# What is needed
Each line of the material must be repeated precisely, with the pictures left out.

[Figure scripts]
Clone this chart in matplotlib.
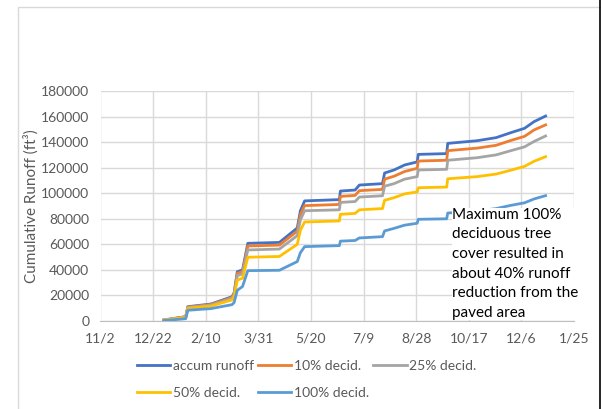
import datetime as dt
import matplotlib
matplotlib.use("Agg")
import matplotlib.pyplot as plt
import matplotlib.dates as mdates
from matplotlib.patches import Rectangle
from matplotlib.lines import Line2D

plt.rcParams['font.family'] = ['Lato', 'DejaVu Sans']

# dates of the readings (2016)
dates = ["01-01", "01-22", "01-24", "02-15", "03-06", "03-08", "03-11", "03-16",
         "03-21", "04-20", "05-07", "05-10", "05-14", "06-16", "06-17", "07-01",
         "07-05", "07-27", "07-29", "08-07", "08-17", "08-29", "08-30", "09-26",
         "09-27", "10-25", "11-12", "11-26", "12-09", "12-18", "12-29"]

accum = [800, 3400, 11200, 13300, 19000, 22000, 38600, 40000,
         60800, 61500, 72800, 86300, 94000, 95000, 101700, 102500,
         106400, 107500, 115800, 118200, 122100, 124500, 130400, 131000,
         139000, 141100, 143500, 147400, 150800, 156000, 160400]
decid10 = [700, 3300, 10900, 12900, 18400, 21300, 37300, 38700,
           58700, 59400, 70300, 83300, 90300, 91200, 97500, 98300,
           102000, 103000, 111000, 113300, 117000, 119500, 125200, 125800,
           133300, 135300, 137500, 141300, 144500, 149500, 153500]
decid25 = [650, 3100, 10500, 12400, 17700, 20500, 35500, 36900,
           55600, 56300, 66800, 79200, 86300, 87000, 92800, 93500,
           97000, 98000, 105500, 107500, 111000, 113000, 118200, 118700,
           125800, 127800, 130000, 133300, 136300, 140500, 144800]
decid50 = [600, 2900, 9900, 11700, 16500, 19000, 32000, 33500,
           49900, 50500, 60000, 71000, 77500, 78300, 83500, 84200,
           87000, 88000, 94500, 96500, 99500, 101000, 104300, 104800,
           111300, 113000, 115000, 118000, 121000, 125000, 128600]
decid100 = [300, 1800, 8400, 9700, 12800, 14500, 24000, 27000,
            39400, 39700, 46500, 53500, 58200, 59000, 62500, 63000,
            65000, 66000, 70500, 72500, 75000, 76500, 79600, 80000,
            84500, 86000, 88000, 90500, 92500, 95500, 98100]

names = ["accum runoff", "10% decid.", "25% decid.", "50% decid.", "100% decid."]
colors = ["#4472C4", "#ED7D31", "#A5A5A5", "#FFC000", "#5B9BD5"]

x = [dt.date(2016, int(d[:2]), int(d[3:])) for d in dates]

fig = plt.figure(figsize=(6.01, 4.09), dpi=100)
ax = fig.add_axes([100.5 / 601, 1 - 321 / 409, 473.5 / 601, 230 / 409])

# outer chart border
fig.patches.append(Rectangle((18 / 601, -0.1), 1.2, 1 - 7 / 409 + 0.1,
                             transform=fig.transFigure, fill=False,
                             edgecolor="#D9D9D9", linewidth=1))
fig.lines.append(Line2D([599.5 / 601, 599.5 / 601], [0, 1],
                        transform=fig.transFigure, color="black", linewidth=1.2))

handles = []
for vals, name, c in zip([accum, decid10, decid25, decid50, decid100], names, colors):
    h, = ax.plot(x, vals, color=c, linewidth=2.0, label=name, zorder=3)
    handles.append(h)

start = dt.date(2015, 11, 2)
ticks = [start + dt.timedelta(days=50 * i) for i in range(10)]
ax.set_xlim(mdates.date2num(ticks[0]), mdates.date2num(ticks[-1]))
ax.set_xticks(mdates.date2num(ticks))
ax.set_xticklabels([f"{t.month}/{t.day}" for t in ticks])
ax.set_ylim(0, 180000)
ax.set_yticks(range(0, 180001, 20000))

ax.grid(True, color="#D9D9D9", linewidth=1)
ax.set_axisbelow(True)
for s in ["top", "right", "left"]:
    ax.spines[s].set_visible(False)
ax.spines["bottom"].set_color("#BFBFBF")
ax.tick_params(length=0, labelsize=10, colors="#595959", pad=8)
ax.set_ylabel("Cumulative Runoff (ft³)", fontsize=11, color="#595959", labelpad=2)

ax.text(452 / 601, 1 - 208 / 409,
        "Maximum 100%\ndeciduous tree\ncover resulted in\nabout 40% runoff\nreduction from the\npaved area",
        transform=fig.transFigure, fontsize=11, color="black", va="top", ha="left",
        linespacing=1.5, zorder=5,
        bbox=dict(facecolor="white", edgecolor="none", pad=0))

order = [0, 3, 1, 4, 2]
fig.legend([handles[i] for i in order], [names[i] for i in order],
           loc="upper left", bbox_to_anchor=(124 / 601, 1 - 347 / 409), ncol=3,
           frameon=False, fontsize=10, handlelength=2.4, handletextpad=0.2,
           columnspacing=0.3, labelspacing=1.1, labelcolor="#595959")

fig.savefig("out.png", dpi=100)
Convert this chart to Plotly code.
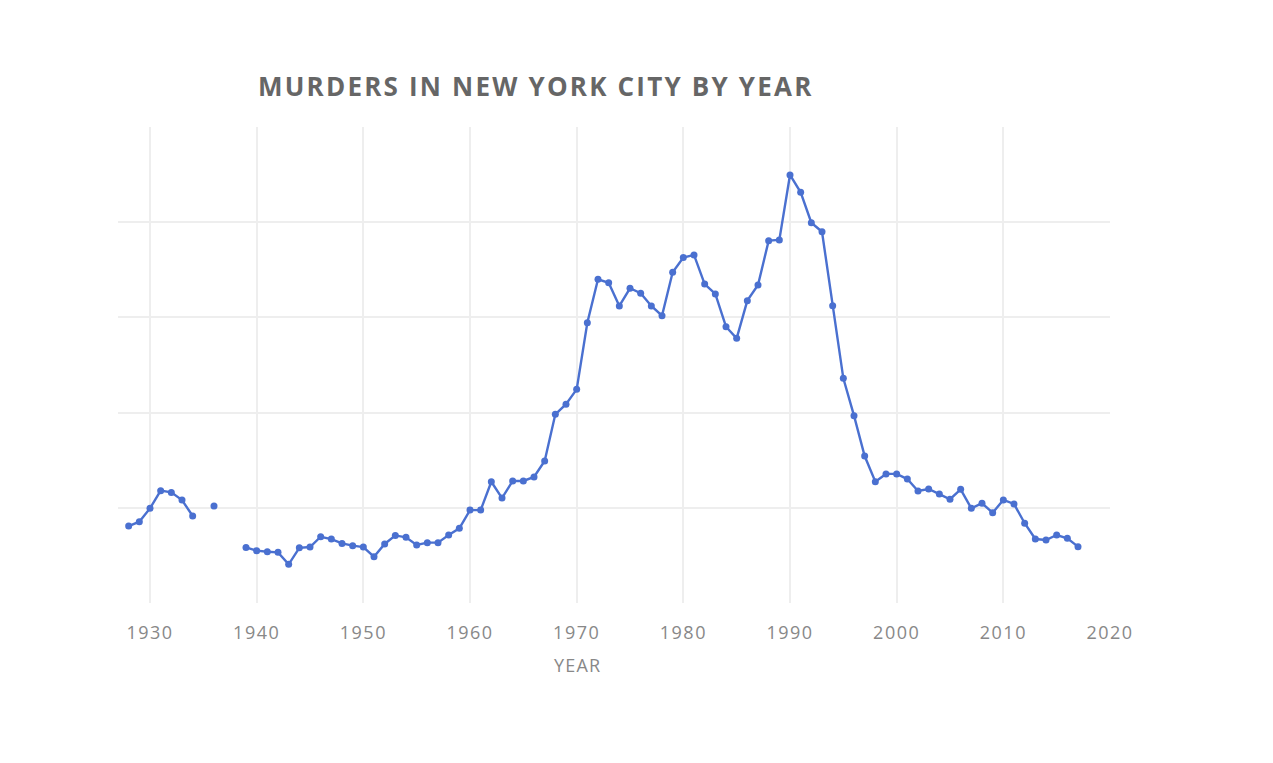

# The reply
Clone this chart in matplotlib.
import datetime as dt
import matplotlib
matplotlib.use("Agg")
import matplotlib.pyplot as plt
import matplotlib.dates as mdates
from matplotlib.patches import Rectangle
from matplotlib.lines import Line2D

plt.rcParams['font.family'] = ['Lato', 'DejaVu Sans']

# dates of the readings (2016)
dates = ["01-01", "01-22", "01-24", "02-15", "03-06", "03-08", "03-11", "03-16",
         "03-21", "04-20", "05-07", "05-10", "05-14", "06-16", "06-17", "07-01",
         "07-05", "07-27", "07-29", "08-07", "08-17", "08-29", "08-30", "09-26",
         "09-27", "10-25", "11-12", "11-26", "12-09", "12-18", "12-29"]

accum = [800, 3400, 11200, 13300, 19000, 22000, 38600, 40000,
         60800, 61500, 72800, 86300, 94000, 95000, 101700, 102500,
         106400, 107500, 115800, 118200, 122100, 124500, 130400, 131000,
         139000, 141100, 143500, 147400, 150800, 156000, 160400]
decid10 = [700, 3300, 10900, 12900, 18400, 21300, 37300, 38700,
           58700, 59400, 70300, 83300, 90300, 91200, 97500, 98300,
           102000, 103000, 111000, 113300, 117000, 119500, 125200, 125800,
           133300, 135300, 137500, 141300, 144500, 149500, 153500]
decid25 = [650, 3100, 10500, 12400, 17700, 20500, 35500, 36900,
           55600, 56300, 66800, 79200, 86300, 87000, 92800, 93500,
           97000, 98000, 105500, 107500, 111000, 113000, 118200, 118700,
           125800, 127800, 130000, 133300, 136300, 140500, 144800]
decid50 = [600, 2900, 9900, 11700, 16500, 19000, 32000, 33500,
           49900, 50500, 60000, 71000, 77500, 78300, 83500, 84200,
           87000, 88000, 94500, 96500, 99500, 101000, 104300, 104800,
           111300, 113000, 115000, 118000, 121000, 125000, 128600]
decid100 = [300, 1800, 8400, 9700, 12800, 14500, 24000, 27000,
            39400, 39700, 46500, 53500, 58200, 59000, 62500, 63000,
            65000, 66000, 70500, 72500, 75000, 76500, 79600, 80000,
            84500, 86000, 88000, 90500, 92500, 95500, 98100]

names = ["accum runoff", "10% decid.", "25% decid.", "50% decid.", "100% decid."]
colors = ["#4472C4", "#ED7D31", "#A5A5A5", "#FFC000", "#5B9BD5"]

x = [dt.date(2016, int(d[:2]), int(d[3:])) for d in dates]

fig = plt.figure(figsize=(6.01, 4.09), dpi=100)
ax = fig.add_axes([100.5 / 601, 1 - 321 / 409, 473.5 / 601, 230 / 409])

# outer chart border
fig.patches.append(Rectangle((18 / 601, -0.1), 1.2, 1 - 7 / 409 + 0.1,
                             transform=fig.transFigure, fill=False,
                             edgecolor="#D9D9D9", linewidth=1))
fig.lines.append(Line2D([599.5 / 601, 599.5 / 601], [0, 1],
                        transform=fig.transFigure, color="black", linewidth=1.2))

handles = []
for vals, name, c in zip([accum, decid10, decid25, decid50, decid100], names, colors):
    h, = ax.plot(x, vals, color=c, linewidth=2.0, label=name, zorder=3)
    handles.append(h)

start = dt.date(2015, 11, 2)
ticks = [start + dt.timedelta(days=50 * i) for i in range(10)]
ax.set_xlim(mdates.date2num(ticks[0]), mdates.date2num(ticks[-1]))
ax.set_xticks(mdates.date2num(ticks))
ax.set_xticklabels([f"{t.month}/{t.day}" for t in ticks])
ax.set_ylim(0, 180000)
ax.set_yticks(range(0, 180001, 20000))

ax.grid(True, color="#D9D9D9", linewidth=1)
ax.set_axisbelow(True)
for s in ["top", "right", "left"]:
    ax.spines[s].set_visible(False)
ax.spines["bottom"].set_color("#BFBFBF")
ax.tick_params(length=0, labelsize=10, colors="#595959", pad=8)
ax.set_ylabel("Cumulative Runoff (ft³)", fontsize=11, color="#595959", labelpad=2)

ax.text(452 / 601, 1 - 208 / 409,
        "Maximum 100%\ndeciduous tree\ncover resulted in\nabout 40% runoff\nreduction from the\npaved area",
        transform=fig.transFigure, fontsize=11, color="black", va="top", ha="left",
        linespacing=1.5, zorder=5,
        bbox=dict(facecolor="white", edgecolor="none", pad=0))

order = [0, 3, 1, 4, 2]
fig.legend([handles[i] for i in order], [names[i] for i in order],
           loc="upper left", bbox_to_anchor=(124 / 601, 1 - 347 / 409), ncol=3,
           frameon=False, fontsize=10, handlelength=2.4, handletextpad=0.2,
           columnspacing=0.3, labelspacing=1.1, labelcolor="#595959")

fig.savefig("out.png", dpi=100)
Convert this chart to Plotly code.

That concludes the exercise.